╭─ Dataset content
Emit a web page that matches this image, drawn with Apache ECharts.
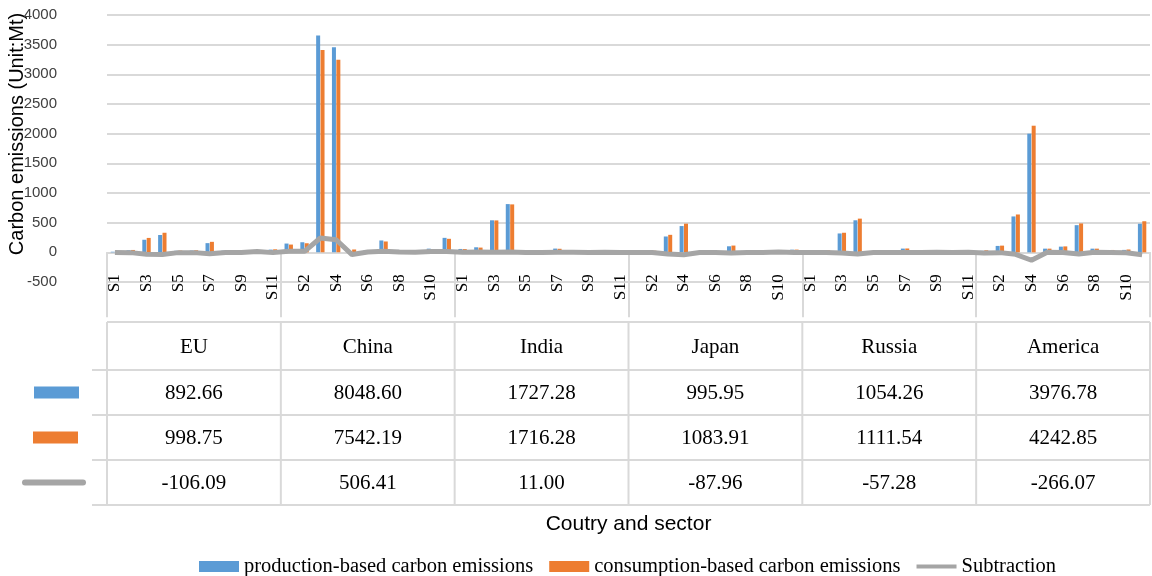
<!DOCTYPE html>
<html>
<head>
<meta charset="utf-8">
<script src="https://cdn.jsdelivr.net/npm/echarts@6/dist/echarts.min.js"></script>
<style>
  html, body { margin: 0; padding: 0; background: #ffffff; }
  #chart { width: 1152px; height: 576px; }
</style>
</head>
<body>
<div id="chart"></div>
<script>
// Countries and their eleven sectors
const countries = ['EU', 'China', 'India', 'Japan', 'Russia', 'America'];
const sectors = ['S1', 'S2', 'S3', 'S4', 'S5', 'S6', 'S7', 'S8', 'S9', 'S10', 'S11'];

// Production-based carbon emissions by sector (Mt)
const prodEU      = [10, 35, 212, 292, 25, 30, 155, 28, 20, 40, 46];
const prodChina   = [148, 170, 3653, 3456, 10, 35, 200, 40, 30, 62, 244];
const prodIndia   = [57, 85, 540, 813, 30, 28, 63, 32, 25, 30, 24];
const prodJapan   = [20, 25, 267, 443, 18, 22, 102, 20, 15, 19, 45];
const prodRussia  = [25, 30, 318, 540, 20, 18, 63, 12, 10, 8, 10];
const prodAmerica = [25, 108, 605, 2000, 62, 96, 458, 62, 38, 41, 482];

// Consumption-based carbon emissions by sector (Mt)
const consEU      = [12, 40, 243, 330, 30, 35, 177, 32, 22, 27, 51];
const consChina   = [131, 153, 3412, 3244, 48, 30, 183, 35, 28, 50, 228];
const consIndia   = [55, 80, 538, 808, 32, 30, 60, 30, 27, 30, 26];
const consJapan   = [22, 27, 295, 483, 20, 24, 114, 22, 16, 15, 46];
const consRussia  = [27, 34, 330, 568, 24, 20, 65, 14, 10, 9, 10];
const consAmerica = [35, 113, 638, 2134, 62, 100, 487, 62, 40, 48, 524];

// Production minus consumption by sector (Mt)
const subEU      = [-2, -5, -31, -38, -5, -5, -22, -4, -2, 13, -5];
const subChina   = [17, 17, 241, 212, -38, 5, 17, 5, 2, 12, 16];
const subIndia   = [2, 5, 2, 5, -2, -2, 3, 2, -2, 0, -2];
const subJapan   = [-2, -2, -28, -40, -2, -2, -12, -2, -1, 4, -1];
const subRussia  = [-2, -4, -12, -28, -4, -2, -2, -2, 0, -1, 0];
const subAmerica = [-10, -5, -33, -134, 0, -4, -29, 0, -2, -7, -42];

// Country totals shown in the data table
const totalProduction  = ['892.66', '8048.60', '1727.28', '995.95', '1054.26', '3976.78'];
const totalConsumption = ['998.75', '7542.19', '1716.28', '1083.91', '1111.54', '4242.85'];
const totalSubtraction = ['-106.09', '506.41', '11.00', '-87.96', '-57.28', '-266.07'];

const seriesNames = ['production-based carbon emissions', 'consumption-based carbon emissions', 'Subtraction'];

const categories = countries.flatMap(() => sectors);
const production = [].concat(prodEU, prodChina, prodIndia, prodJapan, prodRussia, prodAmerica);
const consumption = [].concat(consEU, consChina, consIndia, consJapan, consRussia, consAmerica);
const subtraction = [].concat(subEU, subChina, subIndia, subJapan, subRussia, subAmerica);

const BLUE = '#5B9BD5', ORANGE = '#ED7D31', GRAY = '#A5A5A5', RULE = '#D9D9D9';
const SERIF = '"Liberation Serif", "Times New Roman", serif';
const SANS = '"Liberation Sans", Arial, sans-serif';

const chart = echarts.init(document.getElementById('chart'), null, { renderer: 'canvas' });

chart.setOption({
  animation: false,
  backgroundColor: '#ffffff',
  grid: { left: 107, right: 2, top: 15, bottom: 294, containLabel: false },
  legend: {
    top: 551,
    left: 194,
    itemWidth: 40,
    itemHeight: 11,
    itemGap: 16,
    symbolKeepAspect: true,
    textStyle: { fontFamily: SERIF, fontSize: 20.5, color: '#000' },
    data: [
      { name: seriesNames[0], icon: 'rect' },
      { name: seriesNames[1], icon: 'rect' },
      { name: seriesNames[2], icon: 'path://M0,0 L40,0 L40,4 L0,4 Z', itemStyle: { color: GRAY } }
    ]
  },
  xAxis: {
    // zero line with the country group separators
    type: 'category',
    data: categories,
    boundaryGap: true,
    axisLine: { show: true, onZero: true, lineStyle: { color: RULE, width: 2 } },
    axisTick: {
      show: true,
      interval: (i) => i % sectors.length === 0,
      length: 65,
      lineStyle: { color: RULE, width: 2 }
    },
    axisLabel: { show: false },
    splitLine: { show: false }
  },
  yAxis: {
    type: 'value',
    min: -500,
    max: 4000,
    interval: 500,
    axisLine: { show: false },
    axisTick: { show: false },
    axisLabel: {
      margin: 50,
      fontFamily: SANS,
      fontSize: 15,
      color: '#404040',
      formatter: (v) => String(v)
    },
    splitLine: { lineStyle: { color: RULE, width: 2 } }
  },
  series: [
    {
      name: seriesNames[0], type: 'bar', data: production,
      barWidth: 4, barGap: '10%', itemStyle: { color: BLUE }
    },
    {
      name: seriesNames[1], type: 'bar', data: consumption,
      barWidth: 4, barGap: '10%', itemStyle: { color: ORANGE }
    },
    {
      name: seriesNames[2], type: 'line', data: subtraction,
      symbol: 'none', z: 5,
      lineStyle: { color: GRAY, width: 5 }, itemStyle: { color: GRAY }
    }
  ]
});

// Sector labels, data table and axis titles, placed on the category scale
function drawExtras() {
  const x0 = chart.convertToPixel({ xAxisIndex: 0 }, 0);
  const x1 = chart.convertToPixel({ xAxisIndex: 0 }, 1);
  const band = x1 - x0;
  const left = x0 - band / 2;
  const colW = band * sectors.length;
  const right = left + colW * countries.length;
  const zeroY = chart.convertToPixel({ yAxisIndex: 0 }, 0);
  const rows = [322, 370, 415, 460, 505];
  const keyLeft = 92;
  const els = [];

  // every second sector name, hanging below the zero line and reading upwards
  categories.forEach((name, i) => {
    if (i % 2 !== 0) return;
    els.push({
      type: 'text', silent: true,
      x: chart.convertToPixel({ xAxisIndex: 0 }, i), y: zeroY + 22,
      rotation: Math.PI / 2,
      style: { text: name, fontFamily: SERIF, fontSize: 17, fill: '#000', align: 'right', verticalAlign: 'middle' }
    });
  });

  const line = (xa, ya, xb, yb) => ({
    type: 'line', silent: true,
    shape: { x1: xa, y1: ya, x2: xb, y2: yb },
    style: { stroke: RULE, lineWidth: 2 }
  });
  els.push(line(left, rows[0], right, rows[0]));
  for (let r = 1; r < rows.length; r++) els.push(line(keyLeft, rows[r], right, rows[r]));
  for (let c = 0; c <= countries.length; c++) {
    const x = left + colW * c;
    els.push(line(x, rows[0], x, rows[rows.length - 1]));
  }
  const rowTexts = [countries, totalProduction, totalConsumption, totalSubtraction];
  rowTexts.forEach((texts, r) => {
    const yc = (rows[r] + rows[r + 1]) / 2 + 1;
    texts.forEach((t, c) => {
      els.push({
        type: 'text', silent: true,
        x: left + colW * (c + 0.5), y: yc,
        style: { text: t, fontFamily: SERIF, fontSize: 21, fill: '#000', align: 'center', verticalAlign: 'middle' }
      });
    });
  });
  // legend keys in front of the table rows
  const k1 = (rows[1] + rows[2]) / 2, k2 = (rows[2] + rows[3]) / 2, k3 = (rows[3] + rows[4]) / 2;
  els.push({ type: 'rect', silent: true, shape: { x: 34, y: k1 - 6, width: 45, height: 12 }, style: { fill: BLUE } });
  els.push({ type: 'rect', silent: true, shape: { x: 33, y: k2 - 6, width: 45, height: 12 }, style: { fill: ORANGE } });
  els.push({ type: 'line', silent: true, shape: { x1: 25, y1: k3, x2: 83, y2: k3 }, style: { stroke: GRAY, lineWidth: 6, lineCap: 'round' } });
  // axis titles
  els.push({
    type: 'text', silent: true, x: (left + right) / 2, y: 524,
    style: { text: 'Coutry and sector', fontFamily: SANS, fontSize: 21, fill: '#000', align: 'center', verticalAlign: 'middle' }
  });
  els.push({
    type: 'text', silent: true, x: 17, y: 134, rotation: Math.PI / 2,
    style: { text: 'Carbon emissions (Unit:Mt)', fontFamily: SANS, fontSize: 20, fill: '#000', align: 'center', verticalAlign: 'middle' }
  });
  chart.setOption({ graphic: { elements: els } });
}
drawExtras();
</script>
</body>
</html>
╰─
• Task prompt:
The lines from the start of the data through the line that contains "40, 48, 524];" are to be returned exactly, please, with both ends included and every picture left out.

• Final result:
Emit a web page that matches this image, drawn with Apache ECharts.
<!DOCTYPE html>
<html>
<head>
<meta charset="utf-8">
<script src="https://cdn.jsdelivr.net/npm/echarts@6/dist/echarts.min.js"></script>
<style>
  html, body { margin: 0; padding: 0; background: #ffffff; }
  #chart { width: 1152px; height: 576px; }
</style>
</head>
<body>
<div id="chart"></div>
<script>
// Countries and their eleven sectors
const countries = ['EU', 'China', 'India', 'Japan', 'Russia', 'America'];
const sectors = ['S1', 'S2', 'S3', 'S4', 'S5', 'S6', 'S7', 'S8', 'S9', 'S10', 'S11'];

// Production-based carbon emissions by sector (Mt)
const prodEU      = [10, 35, 212, 292, 25, 30, 155, 28, 20, 40, 46];
const prodChina   = [148, 170, 3653, 3456, 10, 35, 200, 40, 30, 62, 244];
const prodIndia   = [57, 85, 540, 813, 30, 28, 63, 32, 25, 30, 24];
const prodJapan   = [20, 25, 267, 443, 18, 22, 102, 20, 15, 19, 45];
const prodRussia  = [25, 30, 318, 540, 20, 18, 63, 12, 10, 8, 10];
const prodAmerica = [25, 108, 605, 2000, 62, 96, 458, 62, 38, 41, 482];

// Consumption-based carbon emissions by sector (Mt)
const consEU      = [12, 40, 243, 330, 30, 35, 177, 32, 22, 27, 51];
const consChina   = [131, 153, 3412, 3244, 48, 30, 183, 35, 28, 50, 228];
const consIndia   = [55, 80, 538, 808, 32, 30, 60, 30, 27, 30, 26];
const consJapan   = [22, 27, 295, 483, 20, 24, 114, 22, 16, 15, 46];
const consRussia  = [27, 34, 330, 568, 24, 20, 65, 14, 10, 9, 10];
const consAmerica = [35, 113, 638, 2134, 62, 100, 487, 62, 40, 48, 524];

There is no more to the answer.